WORK INSTRUCTIONS:
Leaving out every picture, quote the data below exactly as it appears.

-- BEGIN GIVEN MATERIAL --

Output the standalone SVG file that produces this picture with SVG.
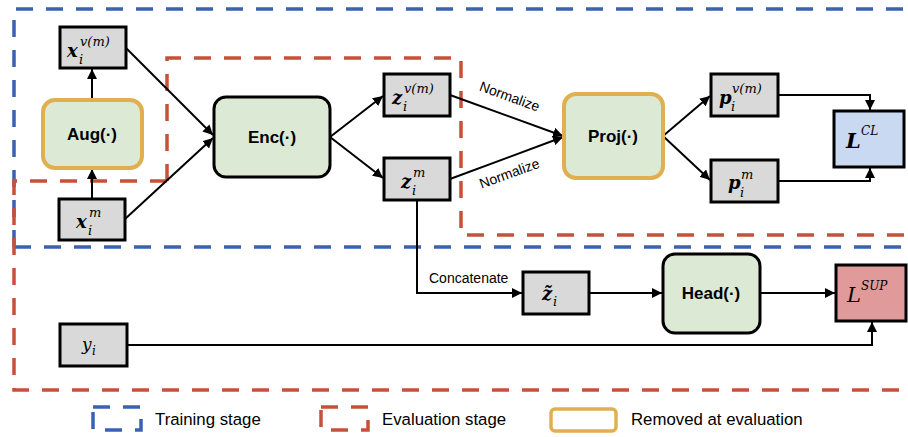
<svg xmlns="http://www.w3.org/2000/svg" width="908" height="437" viewBox="0 0 908 437">
<defs>
<marker id="ah" viewBox="0 0 10 10" refX="10" refY="5" markerWidth="10" markerHeight="10" markerUnits="userSpaceOnUse" orient="auto"><path d="M0,0 L10,5 L0,10 z" fill="#000"/></marker>
<style>
.blue{fill:none;stroke:#3a62b0;stroke-width:3.5;stroke-dasharray:17 13}
.red{fill:none;stroke:#c5513a;stroke-width:3.5;stroke-dasharray:17 13}
.gray{fill:#d9d9d9;stroke:#000;stroke-width:3}
.green{fill:#dce9d5;stroke:#000;stroke-width:3}
.greenor{fill:#dce9d5;stroke:#e0b050;stroke-width:4}
.conn{fill:none;stroke:#000;stroke-width:2}
.lbl{font-family:"Liberation Sans",Arial,sans-serif;font-size:14px;fill:#000}
.fn{font-family:"Liberation Sans",Arial,sans-serif;font-size:17px;font-weight:bold;fill:#000;text-anchor:middle}
.m{font-family:"DejaVu Serif","Liberation Serif",serif;font-style:italic;fill:#000}
.mb{font-weight:bold;font-size:18px}
.sup{font-size:13px}
.leg{font-family:"Liberation Sans",Arial,sans-serif;font-size:16.8px;fill:#000}
</style>
</defs>
<g id="stages">
<path class="blue" d="M14,247 L14,9 L908,9 M14,247 L905,247"/>
<path class="red" d="M167,181 L167,58 L461,58 L461,235 L908,235 M167,181 L14,181 L14,390 L908,390"/>
</g>
<g id="connectors">
<line class="conn" x1="92" y1="100" x2="92" y2="69" marker-end="url(#ah)"/>
<line class="conn" x1="92" y1="199" x2="92" y2="169" marker-end="url(#ah)"/>
<line class="conn" x1="126" y1="48" x2="213" y2="135" marker-end="url(#ah)"/>
<line class="conn" x1="125" y1="219" x2="213" y2="138" marker-end="url(#ah)"/>
<line class="conn" x1="330" y1="137" x2="383" y2="96" marker-end="url(#ah)"/>
<line class="conn" x1="330" y1="137" x2="383" y2="178" marker-end="url(#ah)"/>
<line class="conn" x1="450" y1="95" x2="563" y2="136" marker-end="url(#ah)"/>
<line class="conn" x1="450" y1="179" x2="563" y2="137" marker-end="url(#ah)"/>
<line class="conn" x1="663" y1="136" x2="710" y2="96" marker-end="url(#ah)"/>
<line class="conn" x1="663" y1="136" x2="710" y2="180" marker-end="url(#ah)"/>
<path class="conn" d="M778,95 L870,95 L870,110" marker-end="url(#ah)"/>
<path class="conn" d="M778,181 L870,181 L870,168" marker-end="url(#ah)"/>
<path class="conn" d="M417,200 L417,293 L522,293" marker-end="url(#ah)"/>
<line class="conn" x1="589" y1="293" x2="662" y2="293" marker-end="url(#ah)"/>
<line class="conn" x1="760" y1="293" x2="835" y2="293" marker-end="url(#ah)"/>
<path class="conn" d="M127,345 L872,345 L872,322" marker-end="url(#ah)"/>
<text class="lbl" transform="translate(508,101) rotate(20)" text-anchor="middle">Normalize</text>
<text class="lbl" transform="translate(511,178) rotate(-20)" text-anchor="middle">Normalize</text>
<text class="lbl" x="429" y="283">Concatenate</text>
</g>
<g id="xv">
<rect class="gray" x="60" y="27" width="66" height="41"/>
<text class="m mb" x="67" y="57">x</text>
<text class="m sup" x="79" y="64">i</text>
<text class="m sup" x="80" y="46">v(m)</text>
</g>
<g id="aug">
<rect class="greenor" x="43" y="100" width="99" height="68" rx="12"/>
<text class="fn" x="92" y="140">Aug(·)</text>
</g>
<g id="xm">
<rect class="gray" x="59" y="199" width="66" height="41"/>
<text class="m mb" x="76" y="228">x</text>
<text class="m sup" x="88" y="235">i</text>
<text class="m sup" x="89" y="217">m</text>
</g>
<g id="enc">
<rect class="green" x="214" y="97" width="116" height="80" rx="12"/>
<text class="fn" x="272" y="143">Enc(·)</text>
</g>
<g id="zv">
<rect class="gray" x="384" y="74" width="66" height="42"/>
<text class="m mb" x="392" y="104">z</text>
<text class="m sup" x="403" y="111">i</text>
<text class="m sup" x="404" y="93">v(m)</text>
</g>
<g id="zm">
<rect class="gray" x="384" y="158" width="66" height="42"/>
<text class="m mb" x="401" y="188">z</text>
<text class="m sup" x="412" y="195">i</text>
<text class="m sup" x="413" y="177">m</text>
</g>
<g id="proj">
<rect class="greenor" x="564" y="94" width="99" height="84" rx="12"/>
<text class="fn" x="613" y="142">Proj(·)</text>
</g>
<g id="pv">
<rect class="gray" x="711" y="74" width="67" height="42"/>
<text class="m mb" x="719" y="104">p</text>
<text class="m sup" x="731" y="111">i</text>
<text class="m sup" x="732" y="93">v(m)</text>
</g>
<g id="pm">
<rect class="gray" x="711" y="160" width="67" height="42"/>
<text class="m mb" x="728" y="189">p</text>
<text class="m sup" x="740" y="197">i</text>
<text class="m sup" x="741" y="179">m</text>
</g>
<g id="lcl">
<rect x="834" y="111" width="70" height="56" fill="#c9d9f2" stroke="#000" stroke-width="3"/>
<text class="m" x="846" y="148" font-size="21" font-weight="bold">L</text>
<text class="m" x="861" y="135" font-size="12">CL</text>
</g>
<g id="zt">
<rect class="gray" x="523" y="272" width="66" height="42"/>
<text class="m mb" x="542" y="300">z̃</text>
<text class="m sup" x="553" y="306">i</text>
</g>
<g id="head">
<rect class="green" x="663" y="254" width="97" height="79" rx="12"/>
<text class="fn" x="711" y="299">Head(·)</text>
</g>
<g id="lsup">
<rect x="836" y="265" width="70" height="56" fill="#e09a9a" stroke="#000" stroke-width="3"/>
<text class="m" x="847" y="302" font-size="21">L</text>
<text class="m" x="861" y="290" font-size="12">SUP</text>
</g>
<g id="yi">
<rect class="gray" x="60" y="324" width="67" height="42"/>
<text class="m" x="82" y="350" font-size="17">y</text>
<text class="m" x="92" y="355" font-size="12">i</text>
</g>
<g id="legend">
<rect class="blue" x="93" y="407" width="48" height="23" stroke-dasharray="14 10"/>
<text class="leg" x="155" y="425">Training stage</text>
<rect class="red" x="321" y="407" width="47" height="23" stroke-dasharray="14 10"/>
<text class="leg" x="382" y="425">Evaluation stage</text>
<rect x="551" y="409" width="65" height="22" rx="4" fill="none" stroke="#e0b050" stroke-width="3.5"/>
<text class="leg" x="631" y="425">Removed at evaluation</text>
</g>
</svg>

-- END GIVEN MATERIAL --

RESPONSE:
Output the standalone SVG file that produces this picture with SVG.
<svg xmlns="http://www.w3.org/2000/svg" width="908" height="437" viewBox="0 0 908 437">
<defs>
<marker id="ah" viewBox="0 0 10 10" refX="10" refY="5" markerWidth="10" markerHeight="10" markerUnits="userSpaceOnUse" orient="auto"><path d="M0,0 L10,5 L0,10 z" fill="#000"/></marker>
<style>
.blue{fill:none;stroke:#3a62b0;stroke-width:3.5;stroke-dasharray:17 13}
.red{fill:none;stroke:#c5513a;stroke-width:3.5;stroke-dasharray:17 13}
.gray{fill:#d9d9d9;stroke:#000;stroke-width:3}
.green{fill:#dce9d5;stroke:#000;stroke-width:3}
.greenor{fill:#dce9d5;stroke:#e0b050;stroke-width:4}
.conn{fill:none;stroke:#000;stroke-width:2}
.lbl{font-family:"Liberation Sans",Arial,sans-serif;font-size:14px;fill:#000}
.fn{font-family:"Liberation Sans",Arial,sans-serif;font-size:17px;font-weight:bold;fill:#000;text-anchor:middle}
.m{font-family:"DejaVu Serif","Liberation Serif",serif;font-style:italic;fill:#000}
.mb{font-weight:bold;font-size:18px}
.sup{font-size:13px}
.leg{font-family:"Liberation Sans",Arial,sans-serif;font-size:16.8px;fill:#000}
</style>
</defs>
<g id="stages">
<path class="blue" d="M14,247 L14,9 L908,9 M14,247 L905,247"/>
<path class="red" d="M167,181 L167,58 L461,58 L461,235 L908,235 M167,181 L14,181 L14,390 L908,390"/>
</g>
<g id="connectors">
<line class="conn" x1="92" y1="100" x2="92" y2="69" marker-end="url(#ah)"/>
<line class="conn" x1="92" y1="199" x2="92" y2="169" marker-end="url(#ah)"/>
<line class="conn" x1="126" y1="48" x2="213" y2="135" marker-end="url(#ah)"/>
<line class="conn" x1="125" y1="219" x2="213" y2="138" marker-end="url(#ah)"/>
<line class="conn" x1="330" y1="137" x2="383" y2="96" marker-end="url(#ah)"/>
<line class="conn" x1="330" y1="137" x2="383" y2="178" marker-end="url(#ah)"/>
<line class="conn" x1="450" y1="95" x2="563" y2="136" marker-end="url(#ah)"/>
<line class="conn" x1="450" y1="179" x2="563" y2="137" marker-end="url(#ah)"/>
<line class="conn" x1="663" y1="136" x2="710" y2="96" marker-end="url(#ah)"/>
<line class="conn" x1="663" y1="136" x2="710" y2="180" marker-end="url(#ah)"/>
<path class="conn" d="M778,95 L870,95 L870,110" marker-end="url(#ah)"/>
<path class="conn" d="M778,181 L870,181 L870,168" marker-end="url(#ah)"/>
<path class="conn" d="M417,200 L417,293 L522,293" marker-end="url(#ah)"/>
<line class="conn" x1="589" y1="293" x2="662" y2="293" marker-end="url(#ah)"/>
<line class="conn" x1="760" y1="293" x2="835" y2="293" marker-end="url(#ah)"/>
<path class="conn" d="M127,345 L872,345 L872,322" marker-end="url(#ah)"/>
<text class="lbl" transform="translate(508,101) rotate(20)" text-anchor="middle">Normalize</text>
<text class="lbl" transform="translate(511,178) rotate(-20)" text-anchor="middle">Normalize</text>
<text class="lbl" x="429" y="283">Concatenate</text>
</g>
<g id="xv">
<rect class="gray" x="60" y="27" width="66" height="41"/>
<text class="m mb" x="67" y="57">x</text>
<text class="m sup" x="79" y="64">i</text>
<text class="m sup" x="80" y="46">v(m)</text>
</g>
<g id="aug">
<rect class="greenor" x="43" y="100" width="99" height="68" rx="12"/>
<text class="fn" x="92" y="140">Aug(·)</text>
</g>
<g id="xm">
<rect class="gray" x="59" y="199" width="66" height="41"/>
<text class="m mb" x="76" y="228">x</text>
<text class="m sup" x="88" y="235">i</text>
<text class="m sup" x="89" y="217">m</text>
</g>
<g id="enc">
<rect class="green" x="214" y="97" width="116" height="80" rx="12"/>
<text class="fn" x="272" y="143">Enc(·)</text>
</g>
<g id="zv">
<rect class="gray" x="384" y="74" width="66" height="42"/>
<text class="m mb" x="392" y="104">z</text>
<text class="m sup" x="403" y="111">i</text>
<text class="m sup" x="404" y="93">v(m)</text>
</g>
<g id="zm">
<rect class="gray" x="384" y="158" width="66" height="42"/>
<text class="m mb" x="401" y="188">z</text>
<text class="m sup" x="412" y="195">i</text>
<text class="m sup" x="413" y="177">m</text>
</g>
<g id="proj">
<rect class="greenor" x="564" y="94" width="99" height="84" rx="12"/>
<text class="fn" x="613" y="142">Proj(·)</text>
</g>
<g id="pv">
<rect class="gray" x="711" y="74" width="67" height="42"/>
<text class="m mb" x="719" y="104">p</text>
<text class="m sup" x="731" y="111">i</text>
<text class="m sup" x="732" y="93">v(m)</text>
</g>
<g id="pm">
<rect class="gray" x="711" y="160" width="67" height="42"/>
<text class="m mb" x="728" y="189">p</text>
<text class="m sup" x="740" y="197">i</text>
<text class="m sup" x="741" y="179">m</text>
</g>
<g id="lcl">
<rect x="834" y="111" width="70" height="56" fill="#c9d9f2" stroke="#000" stroke-width="3"/>
<text class="m" x="846" y="148" font-size="21" font-weight="bold">L</text>
<text class="m" x="861" y="135" font-size="12">CL</text>
</g>
<g id="zt">
<rect class="gray" x="523" y="272" width="66" height="42"/>
<text class="m mb" x="542" y="300">z̃</text>
<text class="m sup" x="553" y="306">i</text>
</g>
<g id="head">
<rect class="green" x="663" y="254" width="97" height="79" rx="12"/>
<text class="fn" x="711" y="299">Head(·)</text>
</g>
<g id="lsup">
<rect x="836" y="265" width="70" height="56" fill="#e09a9a" stroke="#000" stroke-width="3"/>
<text class="m" x="847" y="302" font-size="21">L</text>
<text class="m" x="861" y="290" font-size="12">SUP</text>
</g>
<g id="yi">
<rect class="gray" x="60" y="324" width="67" height="42"/>
<text class="m" x="82" y="350" font-size="17">y</text>
<text class="m" x="92" y="355" font-size="12">i</text>
</g>
<g id="legend">
<rect class="blue" x="93" y="407" width="48" height="23" stroke-dasharray="14 10"/>
<text class="leg" x="155" y="425">Training stage</text>
<rect class="red" x="321" y="407" width="47" height="23" stroke-dasharray="14 10"/>
<text class="leg" x="382" y="425">Evaluation stage</text>
<rect x="551" y="409" width="65" height="22" rx="4" fill="none" stroke="#e0b050" stroke-width="3.5"/>
<text class="leg" x="631" y="425">Removed at evaluation</text>
</g>
</svg>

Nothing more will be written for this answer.